Free Cash Flow Margin
Proofpoint had a free cash flow margin of 23.8% for the most recent twelve-month period.
Rule Of 40 Applied To Proofpoint
Proofpoint's YoY revenue growth was 29.9%, while free cash flow margin for the trailing twelve months was 23.8%. Therefore:
Revenue Growth + FCF margin = 29.9% + 23.8% = 53.7%
Since the Rule of 40 calculation comes out higher than 40%, I conclude that the company is financially healthy with balanced growth and profits.
Note that Proofpoint management is quite aware of the Rule of 40 and uses the same factors as I do. From the Q2 2019 results earnings call transcript:
I would like to highlight that this guidance for 2019 reflects our dual objectives are driving attractive growth in both revenue and free cash flow, which remains a hallmark of Proofpoint's disciplined operating strategy, and is further corroborated under the rule of 40 metric as discussed in prior quarters."
Normally, when a company fulfills the Rule of 40, I don't analyze cash burn. But I am providing the SG&A expense here for reference. In the case of Proofpoint, the SG&A expense is 84% of the total revenues.
Note that SG&A includes Sales & Marketing, General & Administrative, and R&D.
In the case of Proofpoint, the SG&A expense is 84% of the total revenues. This means that Proofpoint is spending a significant portion of revenue on SG&A expenses. Proofpoint is burning cash, but the question is whether it is excessive cash burn. In order to determine this, I use a scatter plot that shows the operating margin/EV versus forward sales growth for all of the stocks in my digital transformation stock universe. The operating margin for my purposes is before depreciation and amortization and is calculated as follows:
Operating Margin = Gross Margin TTM - SG&A Expense Margin TTM
(Source: Portfolio123/MS Excel)
Proofpoint is for all practical purposes sitting on the trend line, meaning that spending plus gross margin is in line with its SaaS peers for the expected future growth.

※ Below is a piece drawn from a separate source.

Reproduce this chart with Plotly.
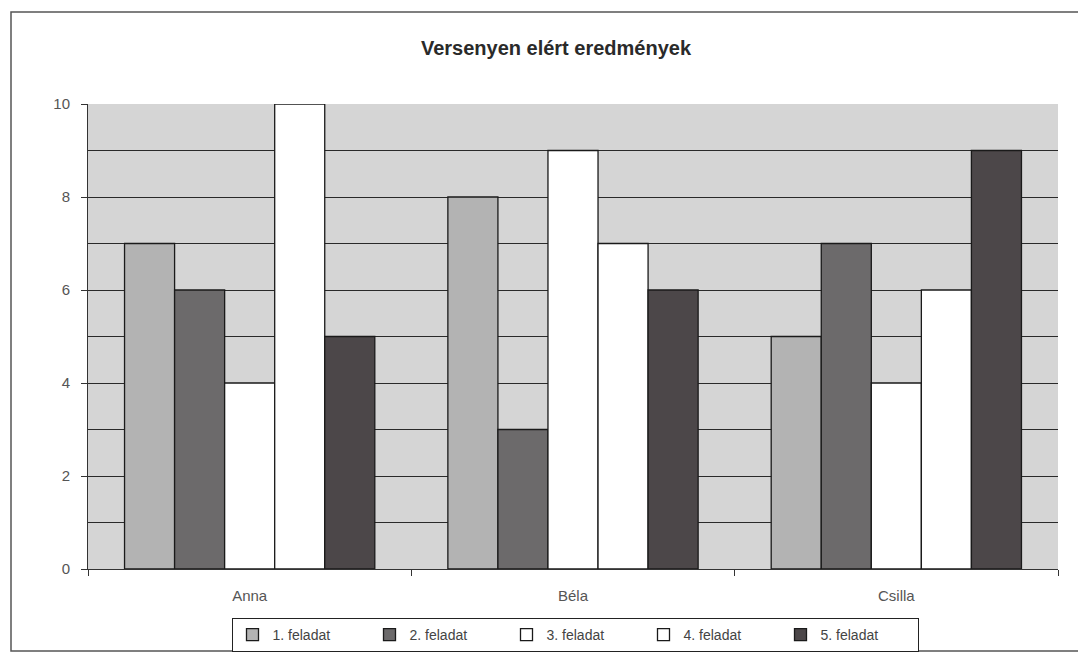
import plotly.graph_objects as go

categories = ["Anna", "Béla", "Csilla"]
series_names = ["1. feladat", "2. feladat", "3. feladat", "4. feladat", "5. feladat"]
task1 = [7, 8, 5]
task2 = [6, 3, 7]
task3 = [4, 9, 4]
task4 = [10, 7, 6]
task5 = [5, 6, 9]
series_values = [task1, task2, task3, task4, task5]
colors = ["#b3b3b3", "#6c6a6b", "#ffffff", "#ffffff", "#4c4749"]
y_ticks = [0, 2, 4, 6, 8, 10]

fig = go.Figure()
for name, vals, col in zip(series_names, series_values, colors):
    fig.add_trace(go.Bar(
        x=categories, y=vals, name=name,
        marker=dict(color=col, line=dict(color="#1a1a1a", width=1.3)),
    ))

W, H = 1086, 653
OFF = 8  # page body margin
L, R, T, B = 88 - OFF, W - (1058 - OFF), 104 - OFF, H - (569 - OFF)
pw, ph = W - L - R, H - T - B

def px_x(x):
    return (x - OFF - L) / pw

def px_y(y):
    return (H - B - (y - OFF)) / ph

fig.update_layout(
    width=W, height=H,
    margin=dict(l=L, r=R, t=T, b=B, autoexpand=False),
    paper_bgcolor="white",
    plot_bgcolor="#d5d5d5",
    barmode="group",
    bargap=0.226,
    bargroupgap=0,
    font=dict(family="Liberation Sans, Arial, sans-serif", size=14, color="#444"),
    title=dict(
        text="<b>Versenyen elért eredmények</b>",
        x=(556 - OFF) / W, xanchor="center",
        y=1 - (48 - OFF) / H, yanchor="middle",
        font=dict(size=20, color="#2a2a2a"),
    ),
    showlegend=True,
    legend=dict(
        orientation="h",
        x=px_x(575), xanchor="center",
        y=px_y(618), yanchor="top",
        bordercolor="#222", borderwidth=1,
        bgcolor="white",
        font=dict(size=14, color="#444"),
        entrywidth=92, entrywidthmode="pixels",
        itemwidth=30,
        tracegroupgap=0,
        traceorder="normal",
    ),
    xaxis=dict(
        showline=True, linecolor="#333", linewidth=1,
        ticks="outside", ticklen=6, tickcolor="#333",
        tickson="boundaries",
        showgrid=False,
        ticklabelstandoff=13,
        tickfont=dict(size=15, color="#555"),
    ),
    yaxis=dict(
        range=[0, 10],
        tickvals=y_ticks,
        showline=True, linecolor="#333", linewidth=1,
        ticks="outside", ticklen=6, tickcolor="#333",
        showgrid=True, gridcolor="#2a2a2a", gridwidth=1,
        minor=dict(dtick=1, showgrid=True, gridcolor="#2a2a2a", gridwidth=1, ticks=""),
        zeroline=False,
        ticklabelstandoff=8,
        tickfont=dict(size=15, color="#555"),
    ),
    shapes=[
        dict(type="rect", xref="paper", yref="paper",
             x0=px_x(11), x1=px_x(1081), y0=px_y(651), y1=px_y(12),
             line=dict(color="#555", width=1.5), fillcolor="rgba(0,0,0,0)",
             layer="below"),
    ],
)

fig.write_html("out.html")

While the long-term picture for Proofpoint appears to be quite rosy, there are several investment risks that investors should be aware of.
The first concern is that the investment is based on revenue growth expectations that may fail to materialize. Outlook failure may occur as a result of new technological trends, increased competition, erosion of the customer base, or a recession.

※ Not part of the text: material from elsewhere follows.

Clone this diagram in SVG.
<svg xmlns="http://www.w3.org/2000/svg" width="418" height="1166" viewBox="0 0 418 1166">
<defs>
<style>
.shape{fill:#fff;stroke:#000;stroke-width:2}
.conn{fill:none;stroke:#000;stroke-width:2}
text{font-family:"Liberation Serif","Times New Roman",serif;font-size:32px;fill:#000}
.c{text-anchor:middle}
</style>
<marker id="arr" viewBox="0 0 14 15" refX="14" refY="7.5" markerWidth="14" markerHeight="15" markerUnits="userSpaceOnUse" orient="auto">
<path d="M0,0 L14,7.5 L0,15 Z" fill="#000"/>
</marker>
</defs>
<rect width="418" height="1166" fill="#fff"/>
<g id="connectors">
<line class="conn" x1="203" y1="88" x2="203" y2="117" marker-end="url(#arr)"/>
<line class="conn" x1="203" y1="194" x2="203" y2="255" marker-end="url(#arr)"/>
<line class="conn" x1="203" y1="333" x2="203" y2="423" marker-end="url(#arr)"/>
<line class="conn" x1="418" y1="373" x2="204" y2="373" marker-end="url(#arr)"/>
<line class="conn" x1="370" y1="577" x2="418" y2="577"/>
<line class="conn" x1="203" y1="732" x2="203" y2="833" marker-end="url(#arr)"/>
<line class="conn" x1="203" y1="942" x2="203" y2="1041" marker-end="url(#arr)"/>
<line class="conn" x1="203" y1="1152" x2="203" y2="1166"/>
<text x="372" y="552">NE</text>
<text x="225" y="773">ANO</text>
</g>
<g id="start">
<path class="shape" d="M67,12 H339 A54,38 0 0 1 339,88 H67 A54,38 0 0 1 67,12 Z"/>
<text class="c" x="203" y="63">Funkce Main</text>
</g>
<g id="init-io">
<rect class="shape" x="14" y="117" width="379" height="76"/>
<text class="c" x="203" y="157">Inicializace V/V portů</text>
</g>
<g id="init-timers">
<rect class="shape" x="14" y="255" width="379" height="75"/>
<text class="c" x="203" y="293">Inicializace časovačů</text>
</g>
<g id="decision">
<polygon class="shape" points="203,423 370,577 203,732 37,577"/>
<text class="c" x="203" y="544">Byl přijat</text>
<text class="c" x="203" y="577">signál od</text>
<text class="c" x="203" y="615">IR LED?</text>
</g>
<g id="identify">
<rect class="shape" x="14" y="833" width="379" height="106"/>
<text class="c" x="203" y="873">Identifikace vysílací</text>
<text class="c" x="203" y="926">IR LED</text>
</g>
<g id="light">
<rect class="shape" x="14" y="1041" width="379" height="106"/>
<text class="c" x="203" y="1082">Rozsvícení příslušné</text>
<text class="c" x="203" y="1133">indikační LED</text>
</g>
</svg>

Some analysts believe that SaaS stocks are in bubble territory, and it is possible that we could experience a dot-com-like crash in the future. Remember that my valuation assessment is relative, not absolute. If the SaaS cohort falls, Proofpoint stock will fall as well.
High-growth SaaS stocks are also very sensitive to any market volatility, even if not related to the company's area of business. Growth tends to magnify volatility.
Proofpoint provides people-centric security and compliance solutions including security awareness training, phishing simulation, web browser isolation, and soon zero trust. The company has acquired more than 16 companies in the last ten years. These acquisitions have been catalysts for Proofpoint growth and the company now has 18 services in its portfolio. There is significant competition in the cybersecurity industry, but with a focus on people-centric solutions, Proofpoint products protect well over 100 million end-users.
Proofpoint fulfills the Rule of 40 metric as a result of good revenue growth and free cash flow margin. I believe that the stock is fairly valued and that Proofpoint is a good GARP investment. Therefore, I have given this company a Buy rating. This investment comes with significant risk. All SaaS stocks have very lofty valuations, and at some point in time, there will be a significant correction. Proofpoint may also fail to meet analyst growth expectations which would cause the stock price to go down. Also, keep in mind that SaaS stocks are highly volatile and can easily lose 5-10% on market noise unrelated to the stock's area of business.
Disclosure: I/we have no positions in any stocks mentioned, and no plans to initiate any positions within the next 72 hours. I wrote this article myself, and it expresses my own opinions. I am not receiving compensation for it (other than from Seeking Alpha). I have no business relationship with any company whose stock is mentioned in this article.